How the parts of me that should turn The Holy One's stomach, the things I immediately wish I could hide... those awful, embarrassing, not at all pretty things that make up me, those are the very things that He chooses to love. THOSE are the things that He moved Heaven and Earth to "clean up."

It was my heart that He wanted. And He wanted it so badly that He wrapped His glory in a suit of skin; spent nine months inside the belly of a woman; was birthed soaked in blood and nastiness, stinking and uncomfortable and vulnerable into a world that would wound Him, reject Him, even kill Him; and let a woman lay Him in a feed trough.

And YES, He did it because He's awesome, and worthy of ALL glory and all honor, and just plain freaking amazing beyond words, but what grips my heart tonight is this truth that I often miss:

that He did it for me.

The Lord wanted me,
wanted to remove my shame,
wanted to get as close to me as He could,
wanted to be the One to clean up my poo on a regular basis.

Small stuff to a Good Daddy who Loves His children... more than that, IS Love Himself.
The only Daddy who brings joy and peace and comfort, and rescue from shame and fear and death to those of us who can't help but bless His name with every fiber of our being because we know how absolutely astounding it is that we get to know Him, and that He asks us to call Him "Abba" -  meaning daddy.

"Are not five sparrows sold for two pennies? And not one of them is forgotten before God. Why, even the hairs of your head are numbered. Fear not; you are of more value than many sparrows." 
Luke 12:6-7








Monday, February 3, 2014

Relentless Love

I'm sitting downstairs at naptime listening to my child scream as if she's actually being torn limb for limb, knowing she is unleashing her full measure of rage on the man that I love. I can hear the play by play in my head, knowing I'll find my phone later with messages containing the graphic details of her fury, messages sent from the toddler trenches where a very strong Daddy is rendered speechless by the sight of his beautiful Baby Daughter seemingly losing her mind. 

There is thrashing and screeching and biting and clawing and kicking and flailing and grunting and crying... all soundness of mind is consumed by violence because Mommy and Daddy decided that this time it wouldn't be loving, it wouldn't be safe, to give her what she wants. And I wouldn't really blame the landlord below us for calling the cops because it really does sound like we're torturing her (her poor shaken Daddy might find the irony of this amusing in the aftermath).

The trouble is that this tiny little human, the one I love dearly, the only one I've ever watched grow from a soft swaddled seedling - I know it for a fact: she is sane. Intelligent even. She is healthy and funny and clever and developing beautifully.

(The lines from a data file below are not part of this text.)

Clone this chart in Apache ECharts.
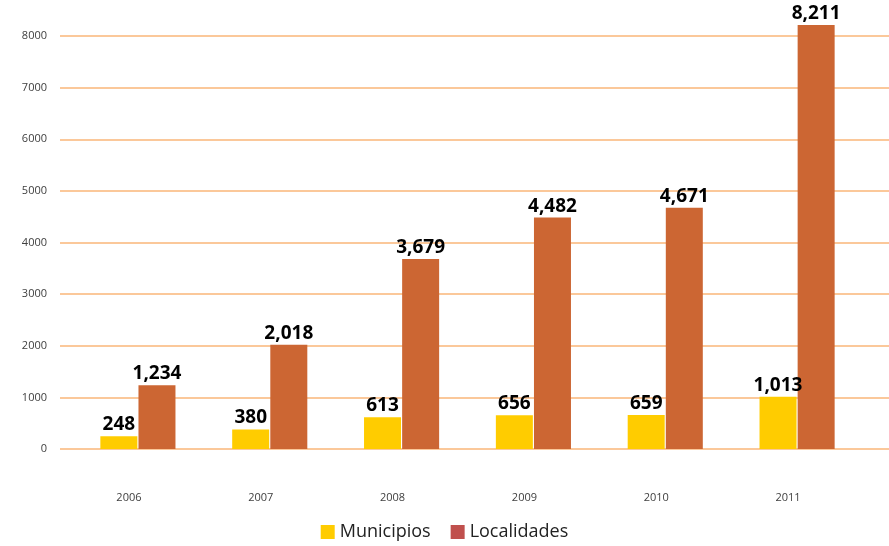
<!DOCTYPE html>
<html><head><meta charset="utf-8">
<script src="https://cdn.jsdelivr.net/npm/echarts@6/dist/echarts.min.js"></script>
<style>html,body{margin:0;padding:0;background:#fff}#c{width:889px;height:546px}</style>
</head><body><div id="c"></div>
<script>
const years = ['2006','2007','2008','2009','2010','2011'];
const municipios = [248, 380, 613, 656, 659, 1013];
const localidades = [1234, 2018, 3679, 4482, 4671, 8211];
const yTicks = [0, 1000, 8000];

const chart = echarts.init(document.getElementById('c'));
const font = "'Open Sans', 'Liberation Sans', sans-serif";
const lbl = {
  show: true, position: 'top', distance: 2,
  color: '#000', fontWeight: 'bold', fontSize: 19, fontFamily: font,
  formatter: p => p.value.toLocaleString('en-US')
};
chart.setOption({
  animation: false,
  grid: [
    {left: 60, right: 0, top: 36, bottom: 97},
    {left: 72, right: 26, top: 36, bottom: 97}
  ],
  xAxis: [
    {gridIndex: 0, type: 'category', data: years, show: false},
    {gridIndex: 1, type: 'category', data: years,
     axisLine: {show: false}, axisTick: {show: false},
     axisLabel: {color: '#404040', fontSize: 11, fontFamily: font, margin: 43, padding: [0, 18, 0, 0]}}
  ],
  yAxis: [
    {gridIndex: 0, type: 'value', min: yTicks[0], max: yTicks[2], interval: yTicks[1],
     axisLine: {show: false}, axisTick: {show: false},
     axisLabel: {color: '#404040', fontSize: 11, fontFamily: font, margin: 13, formatter: v => String(v)},
     splitLine: {lineStyle: {color: '#FBC89A', width: 2}}},
    {gridIndex: 1, type: 'value', min: yTicks[0], max: yTicks[2], interval: yTicks[1], show: false,
     splitLine: {show: false}}
  ],
  legend: {
    bottom: 0, left: 'center', itemWidth: 14, itemHeight: 14, itemGap: 20,
    icon: 'rect',
    textStyle: {fontSize: 18, color: '#222', fontFamily: font},
    data: [
      {name: 'Municipios', itemStyle: {color: '#FFCC00'}},
      {name: 'Localidades', itemStyle: {color: '#C0504D'}}
    ]
  },
  series: [
    {name: 'Municipios', type: 'bar', xAxisIndex: 1, yAxisIndex: 1, data: municipios,
     barWidth: 37, barGap: '3%', clip: false,
     itemStyle: {color: '#FFCC00'}, label: lbl},
    {name: 'Localidades', type: 'bar', xAxisIndex: 1, yAxisIndex: 1, data: localidades,
     barWidth: 37, clip: false,
     itemStyle: {color: '#CC6633'}, label: lbl}
  ]
});
</script></body></html>
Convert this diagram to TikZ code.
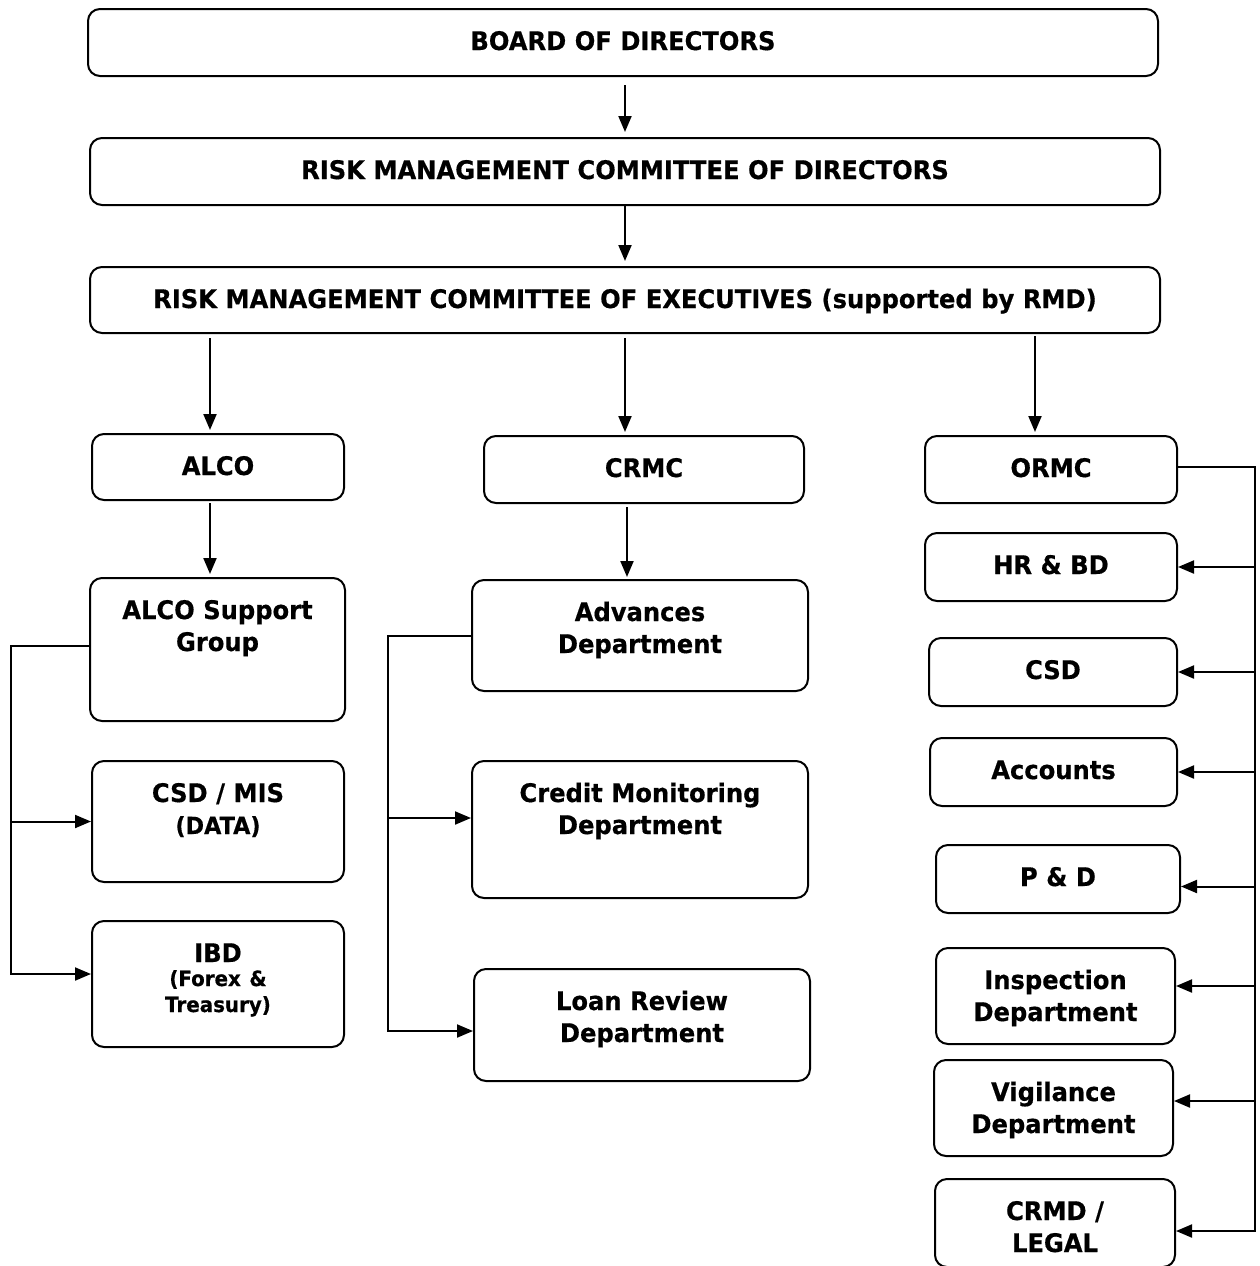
\documentclass[tikz,border=0pt]{standalone}
\usepackage{fontspec}
\setmainfont{DejaVu Sans}[FakeStretch=0.945, BoldFeatures={FakeBold=0.5}]
\usetikzlibrary{positioning,arrows.meta,calc}
\tikzstyle{box} = [draw, rectangle, rounded corners=6pt, line width=1pt, anchor=north, align=center, inner sep=0pt, text height=20.5pt, font=\bfseries\fontsize{12.8}{16}\selectfont]
\tikzstyle{arr} = [->, line width=1pt]
\tikzstyle{small} = [font=\bfseries\fontsize{12.8}{13}\selectfont]

\begin{document}
\begin{tikzpicture}[x=0.5pt, y=-0.5pt, >={Triangle[length=8pt,width=6.5pt]}]
	\useasboundingbox (0,0) rectangle (1260,1266);
	% top of the tree
	\node (board) [box, text width=535pt, text depth=13pt] at (623,8) {BOARD OF DIRECTORS};
	\node (rmcd) [box, text width=535pt, text depth=13pt] at (625,137) {RISK MANAGEMENT COMMITTEE OF DIRECTORS};
	\node (rmce) [box, text width=535pt, text depth=12.5pt] at (625,266) {RISK MANAGEMENT COMMITTEE OF EXECUTIVES (supported by RMD)};
	\node (alco) [box, text width=126pt, text depth=12.5pt] at (218,433) {ALCO};
	\node (crmc) [box, text width=160pt, text depth=13pt] at (644,435) {CRMC};
	\node (ormc) [box, text width=126pt, text depth=13pt] at (1051,435) {ORMC};
	
	% ALCO column
	\node (alcosg) [box, text width=127.5pt, text depth=51pt] at (217.5,577) {ALCO Support\\Group};
	\node (csdmis) [box, text width=126pt, text depth=40pt] at (218,760) {CSD / MIS\\{\fontsize{11.8}{16}\selectfont (DATA)}};
	\node (ibd) [box, small, text width=126pt, text depth=42.5pt] at (218,920) {IBD\\{\fontsize{10.5}{12}\selectfont (Forex \&\\Treasury)}};
	
	% CRMC column
	\node (adv) [box, text width=168pt, text depth=35pt] at (640,579) {Advances\\Department};
	\node (crmon) [box, text width=168pt, text depth=48pt] at (640,760) {Credit Monitoring\\Department};
	\node (loan) [box, text width=168pt, text depth=35.5pt] at (642,968) {Loan Review\\Department};
	
	% ORMC column
	\node (hrbd) [box, text width=126pt, text depth=13.5pt] at (1051,532) {HR \& BD};
	\node (csd) [box, text width=124pt, text depth=13.5pt] at (1053,637) {CSD};
	\node (acc) [box, text width=123.5pt, text depth=13.5pt] at (1053.5,737) {Accounts};
	\node (pd) [box, text width=122pt, text depth=13.5pt] at (1058,844) {P \& D};
	\node (insp) [box, text width=119.5pt, text depth=27.5pt] at (1055.5,947) {Inspection\\Department};
	\node (vig) [box, text width=119.5pt, text depth=27.5pt] at (1053.5,1059) {Vigilance\\Department};
	\node (crmd) [box, text width=120pt, text depth=23.5pt] at (1055,1178) {CRMD /\\LEGAL};
	
	\draw [arr, shorten <=4pt, shorten >=2.5pt] (rmcd.north |- board.south) -- (rmcd.north);
	\draw [arr, shorten >=2.5pt] (rmcd) -- (rmce);
	\draw [arr, shorten <=2pt, shorten >=1.5pt] ([xshift=-4pt]alco.north |- rmce.south) -- ([xshift=-4pt]alco.north);
	\draw [arr, shorten <=2pt, shorten >=1.5pt] ([xshift=-9.5pt]crmc.north |- rmce.south) -- ([xshift=-9.5pt]crmc.north);
	\draw [arr, shorten <=1pt, shorten >=1.5pt] ([xshift=-8pt]ormc.north |- rmce.south) -- ([xshift=-8pt]ormc.north);
	\draw [arr, shorten <=1pt, shorten >=1.5pt] ([xshift=-4pt]alco.south) -- ([xshift=-4pt]alcosg.north -| alco.south);
	\draw [arr, shorten <=1.5pt, shorten >=1pt] ([xshift=-8.5pt]crmc.south) -- ([xshift=-8.5pt]adv.north -| crmc.south);
	
	% side lines
	\coordinate (lbus) at (11,644);
	\coordinate (lout) at ([yshift=2pt]alcosg.west);
	\coordinate (ibdin) at ([yshift=5pt]ibd.west);
	\draw [arr] (lout) -| (lbus |- ibdin) -- (ibdin);
	\draw [arr] (lbus |- csdmis.west) -- (csdmis.west);
	
	\coordinate (mbus) at (388,634);
	\coordinate (loanin) at ([yshift=-3pt]loan.west);
	\coordinate (crmonin) at ([yshift=5.75pt]crmon.west);
	\draw [arr] (adv.west) -| (mbus |- loanin) -- (loanin);
	\draw [arr] (mbus |- crmonin) -- (crmonin);
	
	\coordinate (rbus) at (1255,465);
	\coordinate (ormcout) at ([yshift=1.5pt]ormc.east);
	\coordinate (crmdin) at ([yshift=-4pt]crmd.east);
	\draw [arr] (ormcout) -| (rbus |- crmdin) -- (crmdin);
	\foreach \n/\s in {hrbd/0, csd/0, acc/0, pd/7.5, insp/-10, vig/-7} {
		\coordinate (t) at ($(\n.east)+(0,\s)$);
		\draw [arr] (rbus |- t) -- (t);
	}
\end{tikzpicture}
\end{document}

But it is there- a sudden outpouring of deep.  raw. unquenchable. (even) pure. violence

The truth of it is troubling. It's ugly and offensive, and there's a piece of me that doesn't want to talk about it, wants to clean it up or dress it up or make it do a little song and dance that looks like obedience and makes me feel like a good mother. A mother whose child is just "naturally" peaceful, agreeable- "easy." But that's the thing. It is true. She is human. She is like me. And I am like her. I know too well the burning that sits in my chest, the filling sense of injustice that builds slowly always threatening to choke out my joy. I know too well that when I don't get what I want my flesh throws a fit, calls my Papa God names, withholds my trust and love from Him, tries to hurt Him. WE are the violent ones. 

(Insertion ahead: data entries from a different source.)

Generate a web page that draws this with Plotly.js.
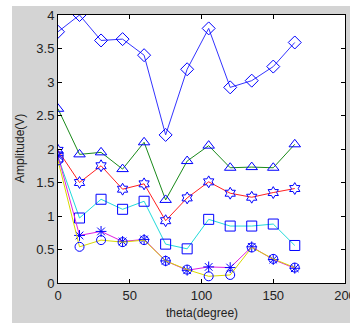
<!DOCTYPE html>
<html>
<head>
<meta charset="utf-8">
<script src="https://cdn.plot.ly/plotly-3.0.1.min.js"></script>
<style>
html,body{margin:0;padding:0;background:#ffffff;overflow:hidden;width:350px;height:323px;}
#chart{position:absolute;left:12px;top:6px;width:345px;height:320px;}
</style>
</head>
<body>
<div id="chart"></div>
<script>
var theta = [0, 15, 30, 45, 60, 75, 90, 105, 120, 135, 150, 165];
var diamondSeries  = [3.75, 4.00, 3.62, 3.64, 3.40, 2.21, 3.19, 3.80, 2.92, 3.02, 3.23, 3.59];
var triangleSeries = [2.60, 1.92, 1.95, 1.70, 2.10, 1.24, 1.82, 2.05, 1.72, 1.73, 1.72, 2.07];
var hexagramSeries = [1.98, 1.50, 1.75, 1.40, 1.48, 0.93, 1.27, 1.51, 1.34, 1.28, 1.35, 1.41];
var squareSeries   = [1.88, 0.97, 1.25, 1.10, 1.22, 0.58, 0.51, 0.95, 0.85, 0.85, 0.88, 0.56];
var starSeries     = [1.90, 0.71, 0.77, 0.62, 0.65, 0.33, 0.19, 0.24, 0.23, 0.54, 0.35, 0.22];
var circleSeries   = [1.83, 0.54, 0.64, 0.61, 0.64, 0.33, 0.20, 0.10, 0.12, 0.53, 0.36, 0.23];
var xTicks = [0, 50, 100, 150, 200];
var yTicks = [0, 0.5, 1, 1.5, 2, 2.5, 3, 3.5, 4];

function tr(y, lineColor, sym, size){
  return {x: theta, y: y, mode: 'lines+markers', type: 'scatter',
    line: {color: lineColor, width: 1},
    marker: {symbol: sym, size: size, color: '#0000ff', line: {color: '#0000ff', width: 1}},
    showlegend: false, hoverinfo: 'none'};
}
var data = [
  tr(diamondSeries, '#3333ff', 'diamond-open', 10),
  tr(triangleSeries, '#1a8a1a', 'triangle-up-open', 10),
  tr(hexagramSeries, '#ff2020', 'hexagram-open', 9),
  tr(squareSeries, '#20dada', 'square-open', 10),
  tr(starSeries, '#e020e0', 'asterisk-open', 9),
  tr(circleSeries, '#d8d800', 'circle-open', 9)
];
var fnt = {family: 'Liberation Sans, Arial, sans-serif', size: 13, color: '#222222'};
var tfnt = {family: 'Liberation Sans, Arial, sans-serif', size: 12, color: '#222222'};
var layout = {
  width: 345, height: 320,
  margin: {l: 46, r: 12, t: 9, b: 43, pad: 0},
  paper_bgcolor: '#d4d4d4', plot_bgcolor: '#ffffff',
  font: fnt,
  xaxis: {range: [0, 200], tickvals: xTicks, ticktext: xTicks.map(String), ticks: 'inside', ticklen: 4,
    tickcolor: '#000', showline: true, linecolor: '#000', linewidth: 1, mirror: 'ticks',
    showgrid: false, zeroline: false, fixedrange: true, tickfont: fnt},
  yaxis: {range: [0, 4], tickvals: yTicks, ticktext: yTicks.map(String), ticks: 'inside', ticklen: 4,
    tickcolor: '#000', showline: true, linecolor: '#000', linewidth: 1, mirror: 'ticks',
    showgrid: false, zeroline: false, fixedrange: true, tickfont: fnt},
  annotations: [
    {text: 'theta(degree)', xref: 'paper', yref: 'paper', x: 0.5, y: 0, xanchor: 'center', yanchor: 'middle',
     yshift: -30, showarrow: false, font: tfnt},
    {text: 'Amplitude(V)', xref: 'paper', yref: 'paper', x: 0, y: 0.5, xanchor: 'center', yanchor: 'middle',
     xshift: -38, textangle: -90, showarrow: false, font: tfnt}
  ]
};
Plotly.newPlot('chart', data, layout, {staticPlot: true, displayModeBar: false});
</script>
</body>
</html>
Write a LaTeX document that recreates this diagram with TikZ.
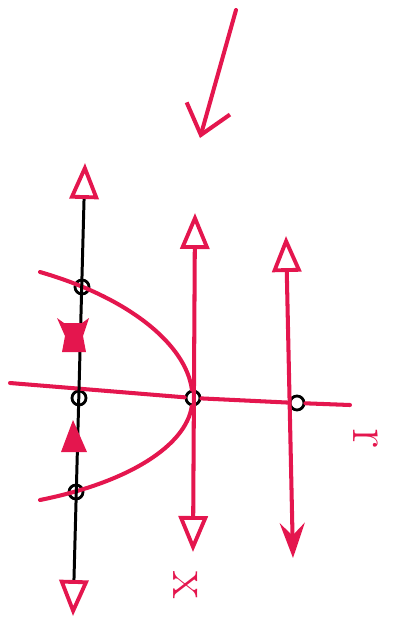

Bless his heart though, my daughter's Daddy, he's in that room. With her in the midst of it. Refusing to leave her alone with her demons. Fighting for her heart amid the flying fists and gritted teeth. 

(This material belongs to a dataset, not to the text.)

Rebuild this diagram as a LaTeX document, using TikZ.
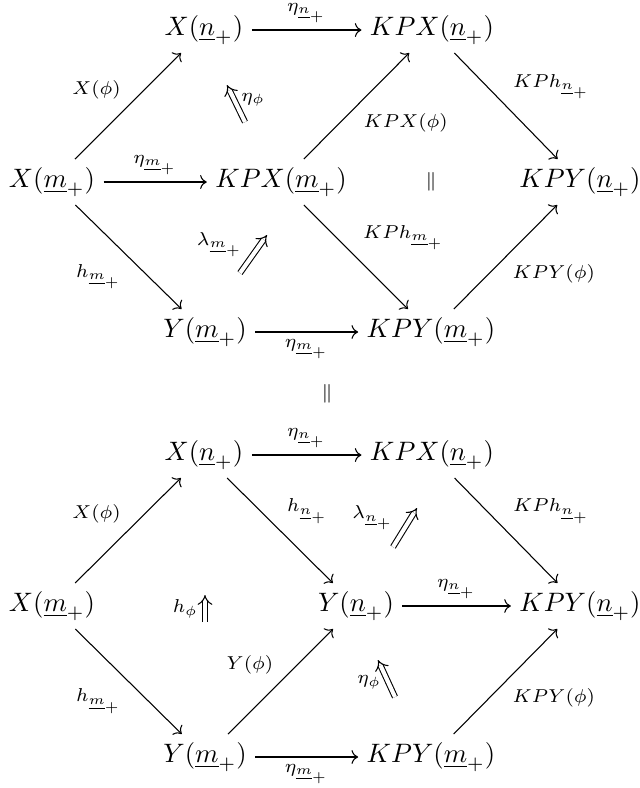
\documentclass[tikz,border=0pt]{standalone}
\usepackage{tikz}
\usetikzlibrary{arrows.meta}

\begin{document}
\begin{tikzpicture}[
    x=0.375pt, y=-0.375pt,
    obj/.style={inner sep=3pt},
    lbl/.style={font=\scriptsize, inner sep=2.5pt},
    eqsign/.style={font=\scriptsize},
    arrow/.style={->, >={Computer Modern Rightarrow}, line width=0.4pt},
    twocell/.style={double, double equal sign distance, -{Implies}, line width=0.4pt}
]
\useasboundingbox (0,0) rectangle (640,788);

% TOP SQUARE
\node[obj] (xn)   at (204,30)  {$X(\underline{n}_+)$};
\node[obj] (kpxn) at (432,30)  {$KPX(\underline{n}_+)$};
\node[obj] (xm)   at (52,182)  {$X(\underline{m}_+)$};
\node[obj] (kpxm) at (281,182) {$KPX(\underline{m}_+)$};
\node[obj] (kpyn) at (580,182) {$KPY(\underline{n}_+)$};
\node[obj] (ym)   at (205,332) {$Y(\underline{m}_+)$};
\node[obj] (kpym) at (431,332) {$KPY(\underline{m}_+)$};
\node[eqsign] (eqtop) at (431,182) {$\parallel$};

\draw[arrow] (xn) -- node[lbl, above] {$\eta_{\underline{n}_+}$} (kpxn);
\draw[arrow] (xm) -- node[lbl, above left] {$X(\phi)$} (xn);
\draw[arrow] (xm) -- node[lbl, above] {$\eta_{\underline{m}_+}$} (kpxm);
\draw[arrow] (xm) -- node[lbl, below left] {$h_{\underline{m}_+}$} (ym);
\draw[arrow] (kpxm) -- node[lbl, below right] {$KPX(\phi)$} (kpxn);
\draw[arrow] (kpxn) -- node[lbl, above right] {$KPh_{\underline{n}_+}$} (kpyn);
\draw[arrow] (kpxm) -- node[lbl, above right] {$KPh_{\underline{m}_+}$} (kpym);
\draw[arrow] (ym) -- node[lbl, below] {$\eta_{\underline{m}_+}$} (kpym);
\draw[arrow] (kpym) -- node[lbl, below right] {$KPY(\phi)$} (kpyn);

\coordinate (etaA) at (245,122);
\coordinate (etaB) at (227,85);
\coordinate (lamA) at (240,273);
\coordinate (lamB) at (267,235);
\draw[twocell] (etaA) -- node[lbl, right, pos=0.6] {$\eta_\phi$} (etaB);
\draw[twocell] (lamA) -- node[lbl, left=4pt, pos=0.75] {$\lambda_{\underline{m}_+}$} (lamB);

\node[eqsign] (eqmid) at (327,394) {$\parallel$};

% BOTTOM SQUARE
\node[obj] (bxn)   at (204,455) {$X(\underline{n}_+)$};
\node[obj] (bkpxn) at (432,455) {$KPX(\underline{n}_+)$};
\node[obj] (bxm)   at (52,606)  {$X(\underline{m}_+)$};
\node[obj] (byn)   at (356,606) {$Y(\underline{n}_+)$};
\node[obj] (bkpyn) at (580,606) {$KPY(\underline{n}_+)$};
\node[obj] (bym)   at (205,757) {$Y(\underline{m}_+)$};
\node[obj] (bkpym) at (431,757) {$KPY(\underline{m}_+)$};

\draw[arrow] (bxn) -- node[lbl, above] {$\eta_{\underline{n}_+}$} (bkpxn);
\draw[arrow] (bxm) -- node[lbl, above left] {$X(\phi)$} (bxn);
\draw[arrow] (bxn) -- node[lbl, above right] {$h_{\underline{n}_+}$} (byn);
\draw[arrow] (bxm) -- node[lbl, below left] {$h_{\underline{m}_+}$} (bym);
\draw[arrow] (bym) -- node[lbl, above left] {$Y(\phi)$} (byn);
\draw[arrow] (byn) -- node[lbl, above] {$\eta_{\underline{n}_+}$} (bkpyn);
\draw[arrow] (bkpxn) -- node[lbl, above right] {$KPh_{\underline{n}_+}$} (bkpyn);
\draw[arrow] (bym) -- node[lbl, below] {$\eta_{\underline{m}_+}$} (bkpym);
\draw[arrow] (bkpym) -- node[lbl, below right] {$KPY(\phi)$} (bkpyn);

\coordinate (blamA) at (393,547);
\coordinate (blamB) at (417,508);
\coordinate (hphiA) at (205,622);
\coordinate (hphiB) at (205,595);
\coordinate (betaA) at (395,697);
\coordinate (betaB) at (378,660);
\draw[twocell] (blamA) -- node[lbl, left=4pt, pos=0.75] {$\lambda_{\underline{n}_+}$} (blamB);
\draw[twocell] (hphiA) -- node[lbl, left] {$h_\phi$} (hphiB);
\draw[twocell] (betaA) -- node[lbl, left, pos=0.4] {$\eta_\phi$} (betaB);

\end{tikzpicture}
\end{document}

So I sit a room away, and pray that his love would be truly relentless

That he would choose to pursue his girl in the face of bodily harm and heart-aimed injury. That he would keep reaching for her, keep his heart turned toward her. That he would find her in the mire.

This is Love. 
Love in Person.
The God-Man who slipped silently into this broken violent world to find his own, knowing full well that it would kill Him to do it. That they would kill him.

Relentless Love embraces the violent ones, He embraces our ugliness (as only the One who made a life can),
fearlessly, because His love is strong enough to bear the weight of ALL that we are. 

"Love bears all things, believes all things, hope all things, endures all things." 
(1 Corinthians 13:7)

Oh Abba! that I would know more of You, that I would love like You love!!